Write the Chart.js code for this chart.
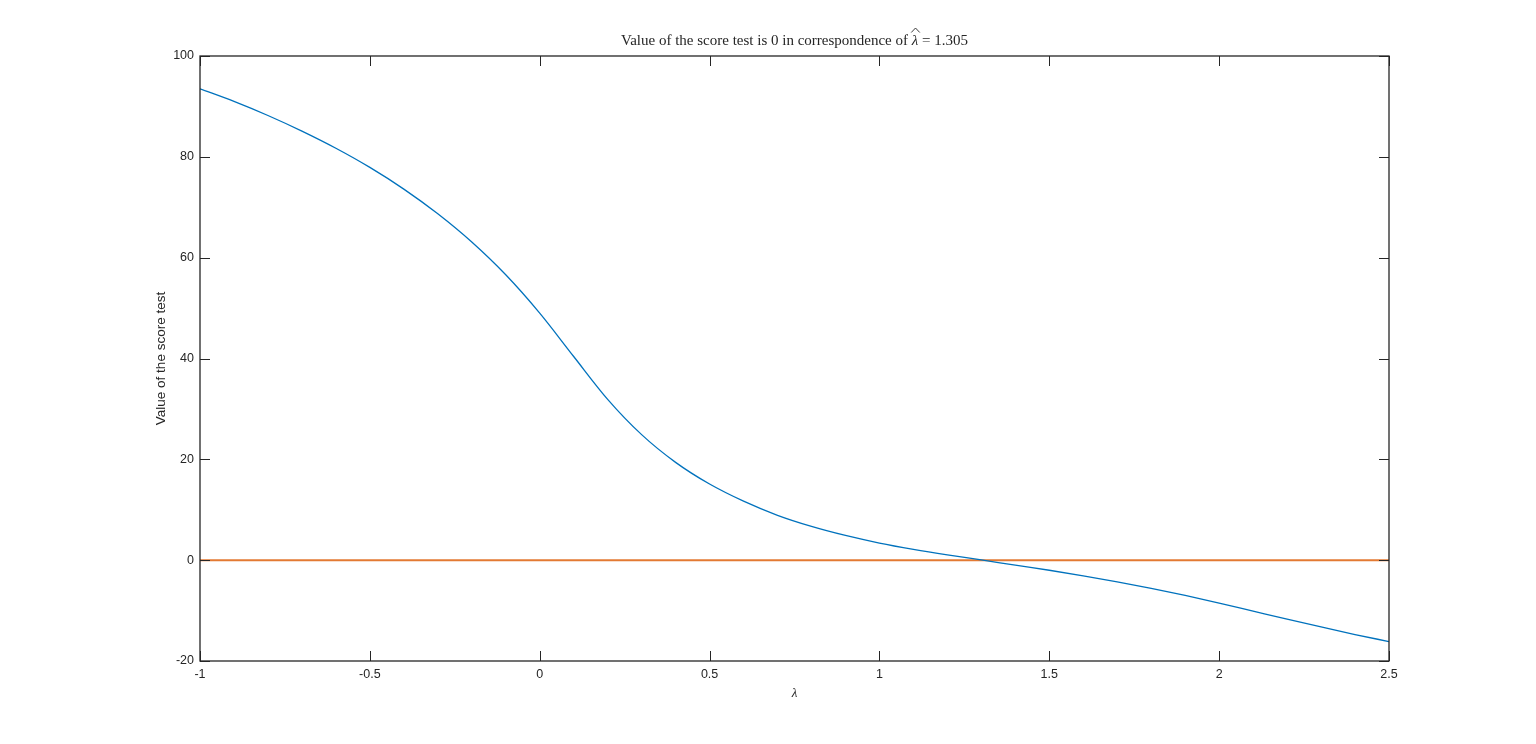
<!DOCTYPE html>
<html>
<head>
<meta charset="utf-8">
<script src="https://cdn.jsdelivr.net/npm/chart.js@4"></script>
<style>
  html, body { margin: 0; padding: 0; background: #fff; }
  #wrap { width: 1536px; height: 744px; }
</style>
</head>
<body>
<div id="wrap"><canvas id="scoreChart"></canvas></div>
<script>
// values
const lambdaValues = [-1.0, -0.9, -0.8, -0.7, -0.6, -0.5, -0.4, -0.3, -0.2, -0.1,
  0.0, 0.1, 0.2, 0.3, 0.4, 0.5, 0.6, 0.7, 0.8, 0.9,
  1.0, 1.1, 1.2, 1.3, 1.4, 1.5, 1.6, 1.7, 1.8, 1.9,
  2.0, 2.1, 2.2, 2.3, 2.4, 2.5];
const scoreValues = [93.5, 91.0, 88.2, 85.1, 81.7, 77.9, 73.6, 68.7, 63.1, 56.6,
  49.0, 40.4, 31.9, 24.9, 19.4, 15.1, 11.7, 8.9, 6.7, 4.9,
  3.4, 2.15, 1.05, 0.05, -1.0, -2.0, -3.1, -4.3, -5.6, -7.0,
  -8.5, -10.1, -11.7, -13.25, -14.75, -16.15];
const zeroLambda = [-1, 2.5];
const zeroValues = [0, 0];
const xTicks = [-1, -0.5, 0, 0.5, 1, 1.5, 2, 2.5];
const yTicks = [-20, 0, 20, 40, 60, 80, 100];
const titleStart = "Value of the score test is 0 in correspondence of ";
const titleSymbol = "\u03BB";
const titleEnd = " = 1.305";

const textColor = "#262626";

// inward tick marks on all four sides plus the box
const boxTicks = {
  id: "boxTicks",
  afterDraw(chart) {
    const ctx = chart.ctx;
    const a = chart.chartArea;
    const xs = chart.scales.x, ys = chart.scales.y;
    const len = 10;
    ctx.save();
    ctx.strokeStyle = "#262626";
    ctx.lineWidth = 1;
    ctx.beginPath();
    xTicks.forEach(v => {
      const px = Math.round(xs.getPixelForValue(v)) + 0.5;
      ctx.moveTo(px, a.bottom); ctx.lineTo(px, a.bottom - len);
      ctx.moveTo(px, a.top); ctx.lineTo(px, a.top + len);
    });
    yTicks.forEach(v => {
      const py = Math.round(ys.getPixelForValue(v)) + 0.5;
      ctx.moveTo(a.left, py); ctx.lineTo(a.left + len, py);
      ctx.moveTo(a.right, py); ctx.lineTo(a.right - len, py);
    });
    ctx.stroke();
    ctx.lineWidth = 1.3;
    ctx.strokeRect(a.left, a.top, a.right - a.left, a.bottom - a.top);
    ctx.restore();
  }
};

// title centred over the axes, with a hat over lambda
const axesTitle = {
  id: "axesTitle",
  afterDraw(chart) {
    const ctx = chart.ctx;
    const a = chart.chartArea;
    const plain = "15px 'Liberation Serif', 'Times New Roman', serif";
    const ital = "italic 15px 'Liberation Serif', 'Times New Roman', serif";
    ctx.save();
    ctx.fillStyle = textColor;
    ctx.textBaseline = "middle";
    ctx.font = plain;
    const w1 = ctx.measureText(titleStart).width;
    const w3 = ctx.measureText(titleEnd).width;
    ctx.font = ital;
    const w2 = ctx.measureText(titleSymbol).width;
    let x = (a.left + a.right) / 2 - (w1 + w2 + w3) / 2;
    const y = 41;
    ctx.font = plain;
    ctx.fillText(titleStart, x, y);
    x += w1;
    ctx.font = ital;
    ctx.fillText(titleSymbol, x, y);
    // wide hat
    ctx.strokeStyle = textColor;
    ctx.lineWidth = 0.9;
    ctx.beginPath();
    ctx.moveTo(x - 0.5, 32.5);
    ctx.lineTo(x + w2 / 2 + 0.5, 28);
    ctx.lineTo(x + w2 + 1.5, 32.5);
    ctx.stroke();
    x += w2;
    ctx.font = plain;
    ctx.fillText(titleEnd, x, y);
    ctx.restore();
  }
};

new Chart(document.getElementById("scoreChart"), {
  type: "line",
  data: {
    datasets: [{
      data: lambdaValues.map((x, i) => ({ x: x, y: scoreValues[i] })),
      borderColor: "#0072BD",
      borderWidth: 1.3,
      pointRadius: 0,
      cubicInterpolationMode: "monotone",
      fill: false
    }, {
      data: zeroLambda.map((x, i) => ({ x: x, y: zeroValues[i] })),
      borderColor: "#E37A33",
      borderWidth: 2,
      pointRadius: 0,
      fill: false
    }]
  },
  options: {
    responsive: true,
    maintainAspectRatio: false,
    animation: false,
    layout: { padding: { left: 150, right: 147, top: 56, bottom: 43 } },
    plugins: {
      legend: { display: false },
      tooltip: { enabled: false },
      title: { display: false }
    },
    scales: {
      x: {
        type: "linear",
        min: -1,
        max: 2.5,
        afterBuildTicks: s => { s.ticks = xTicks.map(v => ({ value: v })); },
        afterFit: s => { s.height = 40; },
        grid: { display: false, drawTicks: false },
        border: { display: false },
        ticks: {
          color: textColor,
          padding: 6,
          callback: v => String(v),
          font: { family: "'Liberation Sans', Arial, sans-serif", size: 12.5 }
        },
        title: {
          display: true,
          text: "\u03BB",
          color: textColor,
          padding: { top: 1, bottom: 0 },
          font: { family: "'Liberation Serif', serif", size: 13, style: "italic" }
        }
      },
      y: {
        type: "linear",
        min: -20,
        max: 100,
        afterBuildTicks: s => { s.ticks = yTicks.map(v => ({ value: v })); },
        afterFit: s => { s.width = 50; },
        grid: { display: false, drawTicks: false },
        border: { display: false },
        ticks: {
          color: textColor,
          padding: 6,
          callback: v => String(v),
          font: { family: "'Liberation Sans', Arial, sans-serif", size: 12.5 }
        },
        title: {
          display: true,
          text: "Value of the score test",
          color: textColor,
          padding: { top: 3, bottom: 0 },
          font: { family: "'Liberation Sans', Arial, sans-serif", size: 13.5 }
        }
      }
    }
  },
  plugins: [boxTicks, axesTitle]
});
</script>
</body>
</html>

* * *

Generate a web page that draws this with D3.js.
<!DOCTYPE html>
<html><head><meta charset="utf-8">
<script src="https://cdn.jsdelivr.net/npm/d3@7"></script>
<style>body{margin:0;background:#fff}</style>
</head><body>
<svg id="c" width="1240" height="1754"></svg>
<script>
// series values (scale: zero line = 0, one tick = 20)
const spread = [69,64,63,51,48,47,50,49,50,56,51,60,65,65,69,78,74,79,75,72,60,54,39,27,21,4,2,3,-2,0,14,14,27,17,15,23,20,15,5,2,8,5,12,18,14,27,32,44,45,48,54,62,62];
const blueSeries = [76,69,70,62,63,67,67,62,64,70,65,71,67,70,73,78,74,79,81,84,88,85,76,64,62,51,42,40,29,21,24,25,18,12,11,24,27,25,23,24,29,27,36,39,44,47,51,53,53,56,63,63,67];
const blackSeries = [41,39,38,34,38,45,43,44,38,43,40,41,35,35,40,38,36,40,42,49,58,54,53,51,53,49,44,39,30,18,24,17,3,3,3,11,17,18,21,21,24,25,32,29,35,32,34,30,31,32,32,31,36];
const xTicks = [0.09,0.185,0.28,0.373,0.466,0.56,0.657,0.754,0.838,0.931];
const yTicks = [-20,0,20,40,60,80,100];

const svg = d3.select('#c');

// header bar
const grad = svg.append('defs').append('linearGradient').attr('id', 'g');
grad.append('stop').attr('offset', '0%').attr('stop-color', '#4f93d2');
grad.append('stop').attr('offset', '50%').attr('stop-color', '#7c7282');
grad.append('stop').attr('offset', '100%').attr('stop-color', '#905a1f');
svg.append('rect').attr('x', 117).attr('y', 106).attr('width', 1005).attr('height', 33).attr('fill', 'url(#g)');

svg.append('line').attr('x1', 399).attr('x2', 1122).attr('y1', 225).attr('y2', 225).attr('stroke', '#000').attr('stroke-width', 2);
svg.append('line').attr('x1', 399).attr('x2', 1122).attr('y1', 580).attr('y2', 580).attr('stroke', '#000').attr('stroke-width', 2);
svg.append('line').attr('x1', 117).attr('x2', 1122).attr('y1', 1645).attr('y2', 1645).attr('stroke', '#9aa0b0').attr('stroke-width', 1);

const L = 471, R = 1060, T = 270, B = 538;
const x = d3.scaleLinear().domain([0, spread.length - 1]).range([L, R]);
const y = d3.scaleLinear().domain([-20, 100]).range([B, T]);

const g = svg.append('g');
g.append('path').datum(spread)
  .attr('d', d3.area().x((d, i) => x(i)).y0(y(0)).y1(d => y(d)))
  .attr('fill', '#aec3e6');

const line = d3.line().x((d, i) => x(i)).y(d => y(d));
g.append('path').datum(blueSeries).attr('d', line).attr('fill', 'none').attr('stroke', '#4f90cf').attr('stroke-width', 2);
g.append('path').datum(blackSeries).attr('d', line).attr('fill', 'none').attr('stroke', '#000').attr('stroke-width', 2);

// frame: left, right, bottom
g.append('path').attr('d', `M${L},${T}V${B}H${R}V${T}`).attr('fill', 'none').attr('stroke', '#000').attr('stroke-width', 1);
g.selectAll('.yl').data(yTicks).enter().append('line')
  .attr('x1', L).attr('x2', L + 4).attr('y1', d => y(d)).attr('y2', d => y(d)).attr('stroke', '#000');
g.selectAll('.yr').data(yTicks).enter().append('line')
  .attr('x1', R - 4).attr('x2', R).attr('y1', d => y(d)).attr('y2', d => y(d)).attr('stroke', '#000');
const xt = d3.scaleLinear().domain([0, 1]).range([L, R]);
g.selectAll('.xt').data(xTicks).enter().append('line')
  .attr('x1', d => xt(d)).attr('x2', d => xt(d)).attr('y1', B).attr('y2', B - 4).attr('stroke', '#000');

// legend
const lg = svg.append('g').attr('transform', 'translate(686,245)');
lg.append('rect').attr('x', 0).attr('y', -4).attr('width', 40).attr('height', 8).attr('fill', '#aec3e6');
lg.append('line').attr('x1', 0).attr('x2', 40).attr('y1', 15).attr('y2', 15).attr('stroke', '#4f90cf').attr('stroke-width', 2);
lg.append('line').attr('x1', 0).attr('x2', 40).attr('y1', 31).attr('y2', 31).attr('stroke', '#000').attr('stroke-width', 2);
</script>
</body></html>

**TASK TO COMPLETE:** Copy every single line of the material above that holds "with".

**EXERCISE OUTPUT:**
// title centred over the axes, with a hat over lambda
Generate a web page that draws this with D3.js.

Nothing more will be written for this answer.